Abstract: Consider a $1$D simple small-amplitude solution $(\rho_{(bkg)}, v1_{(bkg)})$ to the isentropic compressible Euler equations which has smooth initial data, coincides with a constant state outside a compact set, and forms a shock in finite time. Viewing $(\rho_{(bkg)}, v1_{(bkg)})$ as a plane-symmetric solution to the full compressible Euler equations in $3$D, we prove that the shock-formation mechanism for the solution $(\rho_{(bkg)}, v1_{(bkg)})$ is stable against all sufficiently small and compactly supported perturbations. In particular, these perturbations are allowed to break the symmetry and have non-trivial vorticity and variable entropy. Our approach reveals the full structure of the set of blowup-points at the first singular time: within the constant-time hypersurface of first blowup, the solution's first-order Cartesian coordinate partial derivatives blow up precisely on the zero level set of a function that measures the inverse foliation density of a family of characteristic hypersurfaces.

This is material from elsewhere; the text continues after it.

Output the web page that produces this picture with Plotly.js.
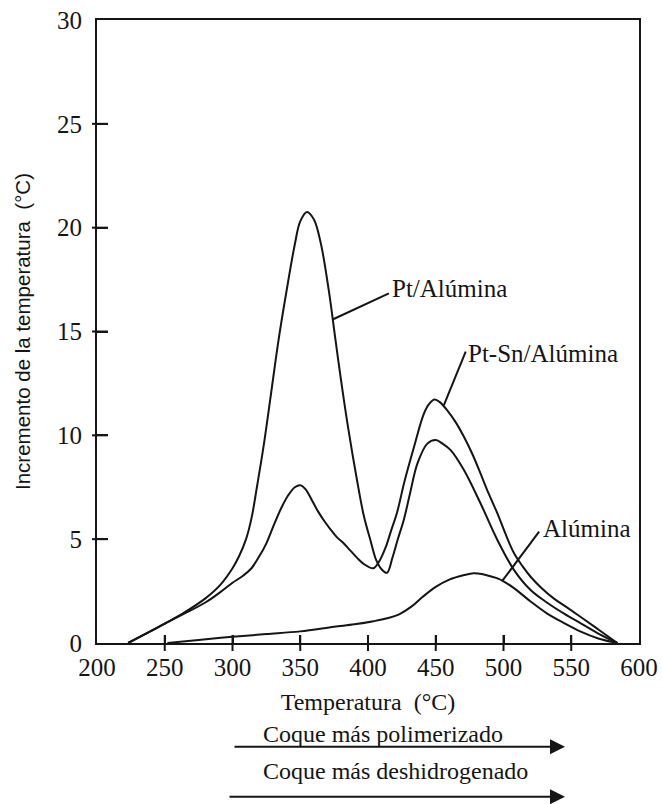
<!DOCTYPE html>
<html>
<head>
<meta charset="utf-8">
<script src="https://cdn.plot.ly/plotly-3.0.1.min.js"></script>
<style>html,body{margin:0;padding:0;background:#fff;}#chart{width:662px;height:804px;}</style>
</head>
<body>
<div id="chart"></div>
<script>
// ---- data ----
const ptX   = [223,240,252,264,280,291,300,305,310,314,318,323,328,334,340,346,350,355,360,365,371,376,380,385,392,397,402,406,410,414,418,422,426.5,431,436.5,443.8,450,455,461,470.8,483,495.5,507.8,520,532,545,557,570,584];
const ptY   = [0,0.58,1.0,1.45,2.15,2.8,3.6,4.2,5.0,6.0,7.5,9.5,11.8,14.6,17.0,19.2,20.3,20.75,20.4,19.3,17.0,14.6,12.7,10.5,7.8,6.1,4.9,4.0,3.55,3.38,4.1,5.0,5.95,7.2,8.65,9.6,9.77,9.6,9.29,8.33,6.73,4.96,3.51,2.55,1.95,1.4,0.95,0.45,0];

const ptsnX = [223,240,252,264,280,291,300,308,314,320,325,331,336,341,346,350,354,358,363,368,372,377,382,387,392,397,404,408,413,417,421.5,427,434,441,445,449,453,458.5,465,470.8,477,483,489,495.5,501.5,507.8,514,520,528,537,546,557,570,584];
const ptsnY = [0,0.58,1.0,1.4,1.95,2.45,2.9,3.25,3.6,4.2,4.8,5.76,6.5,7.1,7.5,7.6,7.4,6.95,6.35,5.85,5.5,5.1,4.8,4.45,4.1,3.8,3.6,3.9,4.6,5.4,6.3,7.8,9.45,11.0,11.5,11.72,11.6,11.2,10.6,9.93,9.1,8.17,7.2,6.24,5.25,4.32,3.7,3.19,2.65,2.15,1.75,1.25,0.65,0];

const aluX  = [252,275,300,325,350,375,390,404,415,423,432,440,450,460,471,478,484,491,496,500,508,520,532,545,557,570,584];
const aluY  = [0,0.15,0.3,0.43,0.56,0.78,0.9,1.05,1.2,1.38,1.75,2.2,2.7,3.05,3.27,3.36,3.32,3.2,3.1,2.97,2.63,2.0,1.43,0.95,0.55,0.22,0];

const xTickVals = [200,250,300,350,400,450,500,550,600];
const xTickText = ['200','250','300','350','400','450','500','550','600'];
const xCrossTicks = [250,300,350,400,450,500,550];
const yTickVals = [0,5,10,15,20,25,30];
const yTickText = ['0','5','10','15','20','25','30'];
const yCrossTicks = [5,10,15,20,25];

const xTitle = 'Temperatura  (°C)';
const yTitle = 'Incremento de la temperatura  (°C)';
const seriesLabels = ['Pt/Alúmina','Pt-Sn/Alúmina','Alúmina'];
const notes = ['Coque más polimerizado','Coque más deshidrogenado'];

// ---- drawing ----
const ink = '#151515';
const serif = 'Liberation Serif, Times New Roman, serif';
const sans = 'Liberation Sans, Arial, sans-serif';

function curve(x, y, name) {
  return {type:'scatter', mode:'lines', x:x, y:y, name:name,
          line:{color:ink, width:2, shape:'spline', smoothing:1},
          showlegend:false, hoverinfo:'skip', cliponaxis:true};
}

const traces = [
  curve(ptX, ptY, seriesLabels[0]),
  curve(ptsnX, ptsnY, seriesLabels[1]),
  curve(aluX, aluY, seriesLabels[2])
];

// tick marks that cross the frame (built from the tick arrays, sized in pixels)
const xTickMarks = xCrossTicks.map(v => ({type:'line', xref:'x', yref:'paper', x0:v, x1:v,
  ysizemode:'pixel', yanchor:0, y0:-8, y1:8, line:{color:ink, width:2}}));
const yTickMarks = yCrossTicks.map(v => ({type:'line', xref:'paper', yref:'y', y0:v, y1:v,
  xsizemode:'pixel', xanchor:0, x0:-5, x1:11, line:{color:ink, width:2}}));

const xr = [200,600], yr = [0,30];

const layout = {
  width:662, height:804, showlegend:false,
  margin:{l:97, r:23, t:20, b:161, pad:0},
  paper_bgcolor:'#fff', plot_bgcolor:'#fff',
  font:{family:serif, color:ink},
  xaxis:{range:xr, tickmode:'array', tickvals:xTickVals, ticktext:xTickText,
         ticks:'inside', ticklen:8, tickwidth:2, tickcolor:ink,
         tickfont:{family:serif, size:25, color:ink}, ticklabelstandoff:1,
         showline:true, linewidth:2, linecolor:ink, mirror:true,
         showgrid:false, zeroline:false,
         title:{text:xTitle, font:{family:serif, size:24, color:ink}, standoff:13}},
  yaxis:{range:yr, tickmode:'array', tickvals:yTickVals, ticktext:yTickText,
         ticks:'inside', ticklen:11, tickwidth:2, tickcolor:ink,
         tickfont:{family:serif, size:25, color:ink}, ticklabelstandoff:8,
         showline:true, linewidth:2, linecolor:ink, mirror:true,
         showgrid:false, zeroline:false,
         title:{text:yTitle, font:{family:sans, size:20.5, color:ink}, standoff:21}},
  shapes:[
    ...xTickMarks, ...yTickMarks,
    {type:'line', xref:'x', yref:'y', x0:374.3, y0:15.59, x1:415.4, y1:16.84, line:{color:ink, width:2}},
    {type:'line', xref:'x', yref:'y', x0:456.0, y0:11.46, x1:472.1, y1:14.03, line:{color:ink, width:2}},
    {type:'line', xref:'x', yref:'y', x0:499.2, y0:3.0, x1:526.3, y1:5.36, line:{color:ink, width:2}}
  ],
  annotations:[
    {xref:'x', yref:'y', x:416.5, y:17.05, text:seriesLabels[0], showarrow:false, xanchor:'left', yanchor:'middle',
     font:{family:serif, size:25, color:ink}},
    {xref:'x', yref:'y', x:472.5, y:13.95, text:seriesLabels[1], showarrow:false, xanchor:'left', yanchor:'middle',
     font:{family:serif, size:25, color:ink}},
    {xref:'x', yref:'y', x:527.5, y:5.5, text:seriesLabels[2], showarrow:false, xanchor:'left', yanchor:'middle',
     font:{family:serif, size:25, color:ink}},
    {xref:'paper', yref:'paper', x:0.302, y:-0.146, text:notes[0], showarrow:false, xanchor:'left', yanchor:'middle',
     font:{family:serif, size:24, color:ink}},
    {xref:'paper', yref:'paper', x:0.302, y:-0.2055, text:notes[1], showarrow:false, xanchor:'left', yanchor:'middle',
     font:{family:serif, size:24, color:ink}},
    {xref:'paper', yref:'paper', x:0.8635, y:-0.1665, ax:-332, ay:0, axref:'pixel', ayref:'pixel', text:'',
     showarrow:true, arrowhead:2, arrowsize:1.5, arrowwidth:2, arrowcolor:ink, standoff:0},
    {xref:'paper', yref:'paper', x:0.8635, y:-0.2467, ax:-337, ay:0, axref:'pixel', ayref:'pixel', text:'',
     showarrow:true, arrowhead:2, arrowsize:1.5, arrowwidth:2, arrowcolor:ink, standoff:0}
  ]
};

Plotly.newPlot('chart', traces, layout, {displayModeBar:false, staticPlot:true});
</script>
</body>
</html>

Moreover, relative to a set of geometric coordinates constructed out of an acoustic eikonal function, the fluid solution and the inverse foliation density function remain smooth up to the shock; the blowup of the solution's Cartesian coordinate partial derivatives is caused by a degeneracy between the geometric and Cartesian coordinates, signified by the vanishing of the inverse foliation density (i.e., the intersection of the characteristics).